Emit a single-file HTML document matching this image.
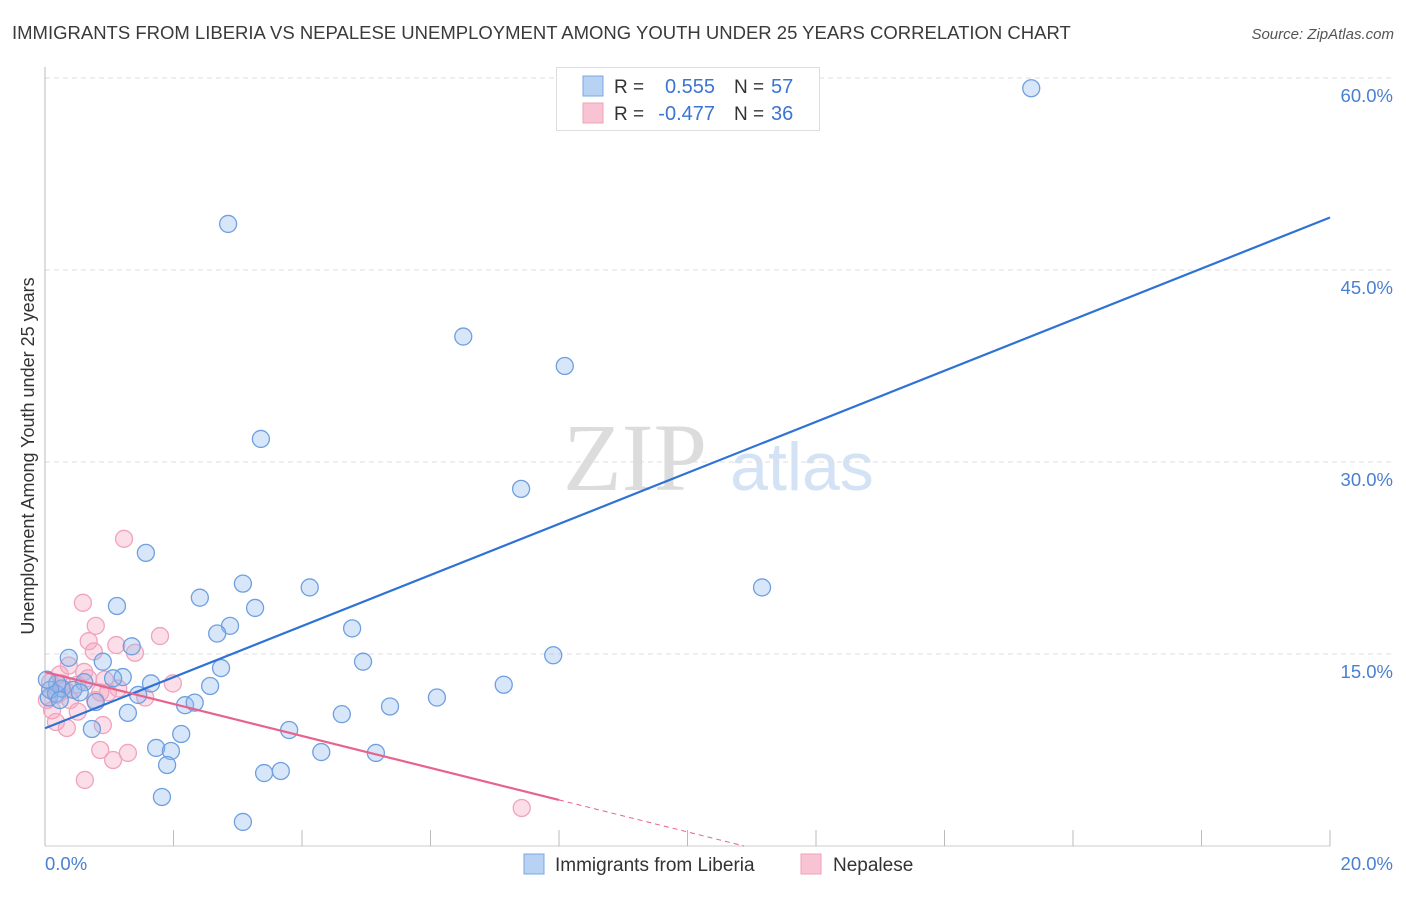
<!DOCTYPE html>
<html><head><meta charset="utf-8"><style>
body{margin:0;background:#fff;font-family:"Liberation Sans",sans-serif;}
svg text{font-family:"Liberation Sans",sans-serif;}
</style></head><body>
<svg id="chart" width="1406" height="892" xmlns="http://www.w3.org/2000/svg">
<text x="12" y="39" font-size="18.5" fill="#3a3a3a">IMMIGRANTS FROM LIBERIA VS NEPALESE UNEMPLOYMENT AMONG YOUTH UNDER 25 YEARS CORRELATION CHART</text>
<text x="1394" y="39" font-size="15" fill="#555" font-style="italic" text-anchor="end">Source: ZipAtlas.com</text>
<g>
<text x="635" y="490" font-size="96" font-family="Liberation Serif" fill="#dcdcdc" text-anchor="middle" style="font-family:'Liberation Serif',serif">ZIP</text>
<text x="802" y="490" font-size="68" fill="#d3e2f5" text-anchor="middle">atlas</text>
</g>
<g id="grid"></g>
<g id="axes"></g>
<g id="marks"></g>
<g>
<rect x="556.5" y="67.5" width="263" height="63" fill="#fff" stroke="#ddd"/>
<rect x="583" y="76" width="20" height="20" fill="#b8d2f3" stroke="#7ba7e3"/>
<rect x="583" y="103" width="20" height="20" fill="#f8c4d4" stroke="#eea0b8"/>
<text x="614" y="93" font-size="19" fill="#333">R = </text><text x="715" y="93" font-size="20" fill="#3b75d0" text-anchor="end">0.555</text>
<text x="734" y="93" font-size="19" fill="#333">N = </text><text x="771" y="93" font-size="20" fill="#3b75d0">57</text>
<text x="614" y="120" font-size="19" fill="#333">R = </text><text x="715" y="120" font-size="20" fill="#3b75d0" text-anchor="end">-0.477</text>
<text x="734" y="120" font-size="19" fill="#333">N = </text><text x="771" y="120" font-size="20" fill="#3b75d0">36</text>
</g>
<g>
<rect x="524" y="854" width="20" height="20" fill="#b8d2f3" stroke="#7ba7e3"/>
<text x="555" y="871" font-size="19" fill="#333">Immigrants from Liberia</text>
<rect x="801" y="854" width="20" height="20" fill="#f8c4d4" stroke="#eea0b8"/>
<text x="833" y="871" font-size="19" fill="#333">Nepalese</text>
</g>
<text transform="translate(34,456) rotate(-90)" font-size="18" fill="#333" text-anchor="middle">Unemployment Among Youth under 25 years</text>
</svg>
<script>
const blueX=[15.35,2.85,6.51,8.09,3.36,7.41,1.57,3.08,4.12,2.41,1.12,3.27,2.88,4.78,2.68,1.35,0.37,0.90,2.74,4.95,1.21,1.06,0.61,1.65,2.57,6.10,7.14,1.45,0.79,2.18,2.33,5.37,0.06,0.17,0.26,0.44,1.29,4.62,3.80,0.73,2.12,1.73,1.96,4.30,5.15,1.90,3.41,3.67,1.82,3.08,7.91,11.16,0.19,0.08,0.03,0.54,0.23];
const blueY=[59.2,48.6,39.8,37.5,31.8,27.9,22.9,20.5,20.2,19.4,18.75,18.6,17.2,17.0,16.6,15.6,14.7,14.4,13.9,14.4,13.2,13.1,12.8,12.7,12.5,11.6,12.6,11.8,11.25,11.0,11.2,10.9,11.6,11.9,12.3,12.2,10.4,10.3,9.06,9.14,8.75,7.66,7.42,7.34,7.27,6.33,5.70,5.86,3.83,1.88,14.9,20.2,12.7,12.2,13.0,12.0,11.4];
const pinkX=[1.23,0.59,0.79,1.79,0.68,1.11,0.76,1.40,0.37,0.23,0.19,0.61,0.50,0.93,1.14,1.99,1.56,0.86,0.08,0.31,0.98,0.51,0.17,0.34,0.90,0.86,1.29,1.06,0.62,7.42,0.03,0.11,0.67,0.26,0.39,0.78];
const pinkY=[24.0,19.0,17.2,16.4,16.0,15.7,15.2,15.1,14.1,13.4,11.8,13.6,12.6,13.0,12.3,12.7,11.6,12.0,12.8,12.2,12.0,10.5,9.69,9.22,9.45,7.5,7.27,6.72,5.16,2.97,11.4,10.6,13.1,12.7,11.4,11.4];
const blueTrend=[9.2,49.1];
const pinkTrend=[13.6,-1.25];
const yTicks=[15,30,45,60];
const yTickLabels=["15.0%","30.0%","45.0%","60.0%"];
const xTicks=[0,2,4,6,8,10,12,14,16,18,20];
const NS='http://www.w3.org/2000/svg';
const xs=v=>45+v*1285/20;
const ys=v=>846-v*192/15;
function mk(tag,attrs,parent){const e=document.createElementNS(NS,tag);for(const k in attrs)e.setAttribute(k,attrs[k]);document.getElementById(parent).appendChild(e);return e;}
yTicks.forEach((t,i)=>{
 const g=mk('line',{x1:45,x2:1393,y1:ys(t),y2:ys(t),stroke:'#ddd','stroke-dasharray':'5,4'},'grid');
 
 
 const l=mk('text',{x:1393,y:ys(t)+24,'font-size':18.5,fill:'#4a80d0','text-anchor':'end'},'axes');
 l.textContent=yTickLabels[i];
 
 
});
const ax=mk('line',{x1:45,x2:45,y1:67,y2:846,stroke:'#bbb'},'axes');


const bx=mk('line',{x1:45,x2:1330,y1:846,y2:846,stroke:'#ccc'},'axes');


xTicks.forEach(t=>{
 const tk=mk('line',{x1:xs(t),x2:xs(t),y1:830,y2:846,stroke:'#bbb'},'axes');
 
 
});
const x0=mk('text',{x:45,y:870,'font-size':18.5,fill:'#4a80d0'},'axes');x0.textContent='0.0%';


const x1=mk('text',{x:1393,y:870,'font-size':18.5,fill:'#4a80d0','text-anchor':'end'},'axes');x1.textContent='20.0%';


pinkX.forEach((x,i)=>{
 const c=mk('circle',{cx:xs(x),cy:ys(pinkY[i]),r:8.5,fill:'rgba(244,160,190,0.35)',stroke:'#f0a3bc','stroke-width':1.3},'marks');
 
 
});
blueX.forEach((x,i)=>{
 const c=mk('circle',{cx:xs(x),cy:ys(blueY[i]),r:8.5,fill:'rgba(140,185,238,0.35)',stroke:'#6f9fe0','stroke-width':1.3},'marks');
 
 
});
const bl=mk('line',{x1:xs(0),y1:ys(blueTrend[0]),x2:xs(20),y2:ys(blueTrend[1]),stroke:'#2f72d6','stroke-width':2.2},'marks');


const pEnd=8.0, pZero=-pinkTrend[0]/pinkTrend[1];
const pl=mk('line',{x1:xs(0),y1:ys(pinkTrend[0]),x2:xs(pEnd),y2:ys(pinkTrend[0]+pinkTrend[1]*pEnd),stroke:'#e8628e','stroke-width':2.2},'marks');


const pd=mk('line',{x1:xs(pEnd),y1:ys(pinkTrend[0]+pinkTrend[1]*pEnd),x2:xs(pZero),y2:ys(0),stroke:'#e8628e','stroke-width':1,'stroke-dasharray':'5,4'},'marks');


</script>
</body></html>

§ Aim of the task: Of the lines above, how many hold the word "document"? Say the number alone.

§ Response to the task: 2